Texas North Western Railway

Overview
- Parent company: TNW Corporation
- Headquarters: Dallas, Texas
- Reporting mark: TXNW
- Locale: Texas
- Dates of operation: January 28, 1982; 43 years ago–present

Technical
- Track gauge: 4 ft 8+1⁄2 in (1,435 mm) standard gauge
- Length: 151 miles (243 km)

Other
- Website: www.tnwcorporation.com

= Texas North Western Railway =

Shortline Railroad

The Texas North Western Railway (“TXNW”), sometimes called the Texas Northwestern Railway, is a shortline railroad which had operations in Texas, Oklahoma, and Kansas, but is now limited to an area around Sunray, Texas. It was formed in 1982 to take over some of the trackage of the bankrupt Chicago, Rock Island and Pacific Railroad (“Rock Island”).

==History==
After the Rock Island entered bankruptcy on March 17, 1975, a judge determined on January 25, 1980 that the railroad should be liquidated because it could not be successfully reorganized, and on June 2, 1980 ordered a systemwide abandonment. But just before the latter action, Congress had on May 30, 1980 enacted the Rock Island Railroad Transition and Employee Assistance Act, one of the goals of which was to prevent cessation of rail service over lines for which purchasers were available, and to keep trains rolling until matters were settled.

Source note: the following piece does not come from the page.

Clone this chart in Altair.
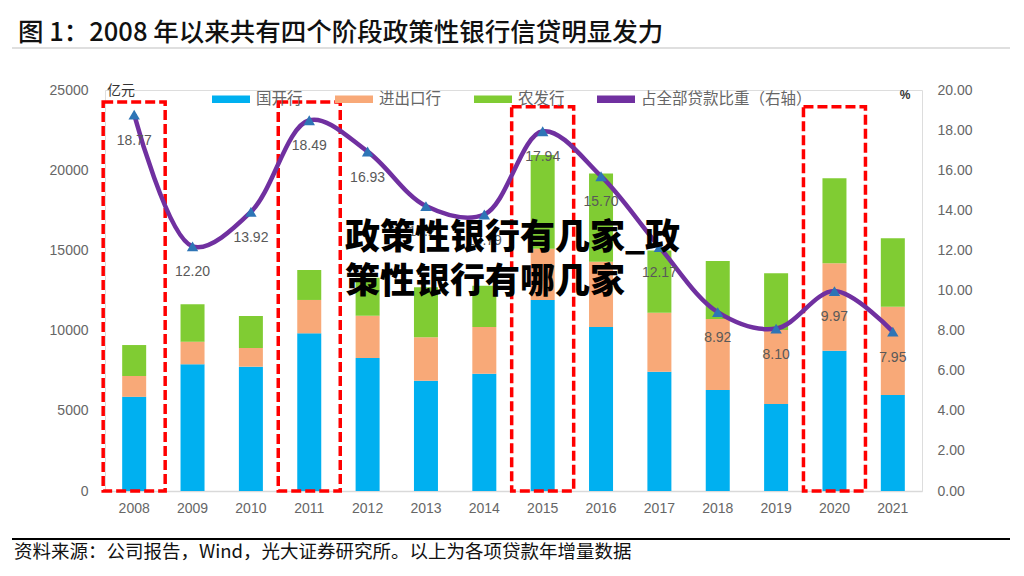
import altair as alt
import pandas as pd

years = ["2008", "2009", "2010", "2011", "2012", "2013", "2014",
         "2015", "2016", "2017", "2018", "2019", "2020", "2021"]
guokai = [5870, 7900, 7750, 9830, 8290, 6880, 7310, 11910, 10220, 7440, 6300, 5420, 8750, 5990]
jinchukou = [1300, 1410, 1165, 2080, 2640, 2700, 2910, 3190, 4080, 3680, 4420, 4620, 5450, 5500]
nongfa = [1930, 2330, 1995, 1870, 2370, 3120, 2580, 5850, 5500, 3880, 3620, 3530, 5300, 4260]
ratio = [18.77, 12.20, 13.92, 18.49, 16.93, 14.21, 13.79, 17.94, 15.70, 12.17, 8.92, 8.10, 9.97, 7.95]
series_names = ["国开行", "进出口行", "农发行", "占全部贷款比重（右轴）"]
series_colors = ["#00B0F0", "#F8A978", "#80CC33", "#7030A0"]
box_years = ["2008", "2011", "2015", "2020"]
box_tops = [24250, 24250, 23950, 23950]

title_text = "图 1：2008 年以来共有四个阶段政策性银行信贷明显发力"
source_text = "资料来源：公司报告，Wind，光大证券研究所。以上为各项贷款年增量数据"
mark_line1 = "政策性银行有几家_政"
mark_line2 = "策性银行有哪几家"

rows = []
for i, y in enumerate(years):
    for k, (name, vals) in enumerate(zip(series_names[:3], [guokai, jinchukou, nongfa])):
        rows.append({"year": y, "series": name, "v": vals[i], "ord": k})
bar_df = pd.DataFrame(rows)
line_df = pd.DataFrame({"year": years, "ratio": ratio,
                        "lab": [f"{r:.2f}" for r in ratio]})
box_df = pd.DataFrame({"year": box_years, "top": box_tops, "bottom": [0] * 4})

GRAY = "#666666"
xenc = alt.X("year:N", sort=years,
             scale=alt.Scale(paddingInner=0, paddingOuter=0),
             axis=alt.Axis(title=None, labelAngle=0, labelFont="Liberation Sans",
                           labelFontSize=14, labelColor=GRAY, labelPadding=10,
                           ticks=False, domainColor="#D9D9D9", domainWidth=1.5))

bars = alt.Chart(bar_df).mark_bar(size=24).encode(
    x=xenc,
    y=alt.Y("v:Q", stack="zero",
            scale=alt.Scale(domain=[0, 25000], nice=False),
            axis=alt.Axis(title=None, values=[0, 5000, 10000, 15000, 20000, 25000],
                          format="d", grid=False, domain=False, ticks=False,
                          labelFont="Liberation Sans", labelFontSize=14,
                          labelColor=GRAY, labelPadding=17)),
    color=alt.Color("series:N", scale=alt.Scale(domain=series_names, range=series_colors),
                    legend=alt.Legend(title=None, orient="none", direction="horizontal",
                                      legendX=107, legendY=-10, padding=0,
                                      symbolType="M-1,-0.2H1V0.2H-1Z", symbolSize=1444,
                                      symbolStrokeWidth=0, symbolOpacity=1,
                                      labelFont="Noto Sans CJK SC", labelFontSize=15.5,
                                      labelColor=GRAY, labelOffset=6, columnPadding=32,
                                      labelLimit=400)),
    order=alt.Order("ord:Q", sort="ascending"),
)

boxes = alt.Chart(box_df).mark_bar(size=62, fill=None, filled=False, stroke="#FF0000",
                                   strokeWidth=3.5, strokeDash=[10, 4]).encode(
    x=alt.X("year:N", sort=years),
    y=alt.Y("top:Q"),
    y2="bottom:Q",
)

left = alt.layer(bars, boxes)

yr = alt.Y("ratio:Q", scale=alt.Scale(domain=[0, 20], nice=False),
           axis=alt.Axis(title=None, values=[0, 2, 4, 6, 8, 10, 12, 14, 16, 18, 20],
                         format=".2f", grid=False, domain=False, ticks=False,
                         labelFont="Liberation Sans", labelFontSize=14,
                         labelColor=GRAY, labelPadding=15, orient="right"))

line = alt.Chart(line_df).mark_line(color="#7030A0", strokeWidth=4.5,
                                    interpolate="catmull-rom").encode(
    x=alt.X("year:N", sort=years), y=yr)
pts = alt.Chart(line_df).mark_point(shape="triangle-up", filled=True, size=130,
                                    color="#2E75B6", opacity=1).encode(
    x=alt.X("year:N", sort=years), y=yr)
labels = alt.Chart(line_df).mark_text(font="Liberation Sans", fontSize=14, color="#595959",
                                      dy=26).encode(
    x=alt.X("year:N", sort=years), y=yr, text="lab:N")

right = alt.layer(line, pts, labels)

one = pd.DataFrame({"t": [0]})

def txt(s, x, y, size, color, font, weight="normal", align="left"):
    return alt.Chart(pd.DataFrame({"t": [s]})).mark_text(
        font=font, fontSize=size, color=color, fontWeight=weight, align=align,
        baseline="middle").encode(x=alt.value(x), y=alt.value(y), text="t:N")

title = txt(title_text, -87, -57, 25.5, "#111111", "Noto Sans CJK SC", 500)
source = txt(source_text, -91, 462, 18.5, "#111111", "Noto Sans CJK SC")
unit_l = txt("亿元", 2, 1, 14, "#333333", "Noto Sans CJK SC")
unit_r = txt("%", 800, 5, 12, "#333333", "Liberation Sans", "bold", "center")
wm1 = txt(mark_line1, 240, 148, 35, "#000000", "Noto Sans CJK SC", 900)
wm2 = txt(mark_line2, 240, 192, 35, "#000000", "Noto Sans CJK SC", 900)

top_rule = alt.Chart(one).mark_rule(color="#BFBFBF", strokeWidth=1).encode(
    x=alt.value(-93), x2=alt.value(905), y=alt.value(-42))
bot_rule = alt.Chart(one).mark_rule(color="#000000", strokeWidth=2).encode(
    x=alt.value(-93), x2=alt.value(905), y=alt.value(449))

deco = alt.layer(title, source, unit_l, unit_r, top_rule, bot_rule, wm1, wm2)

chart = alt.layer(left, right, deco).resolve_scale(y="independent").properties(
    width=817, height=401,
    autosize=alt.AutoSizeParams(type="none"),
    padding={"left": 97, "top": 82, "right": 90, "bottom": 75},
).configure_view(stroke=None).configure(background="white")

chart.save("out.html", embed_options={"renderer": "svg", "actions": False})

Against that background, the TXNW was formed on January 28, 1982, to purchase the Rock Island line running north-northwest from Stinnett, Texas to Hardesty, Oklahoma, about 97 miles. The railway additionally picked up a branch off this line which ran west from Morse Junction (just south of Morse) though Sunray to Etter, Texas. Also, the TXNW received temporary trackage rights to continue north from Hardesty on to Liberal, Kansas, an additional distance of approximately 33.15 miles.

However, most of this original trackage was gone by 1987, including Morse to Hardesty, Pringle to Stinnett, and the temporary rights into Kansas. The railroad as it currently exists has about 151 miles of storage and loop track, located about 50 miles north of Amarillo near Sunray, Texas, from which transloading and other services are provided. The line interconnects with the BNSF Railway.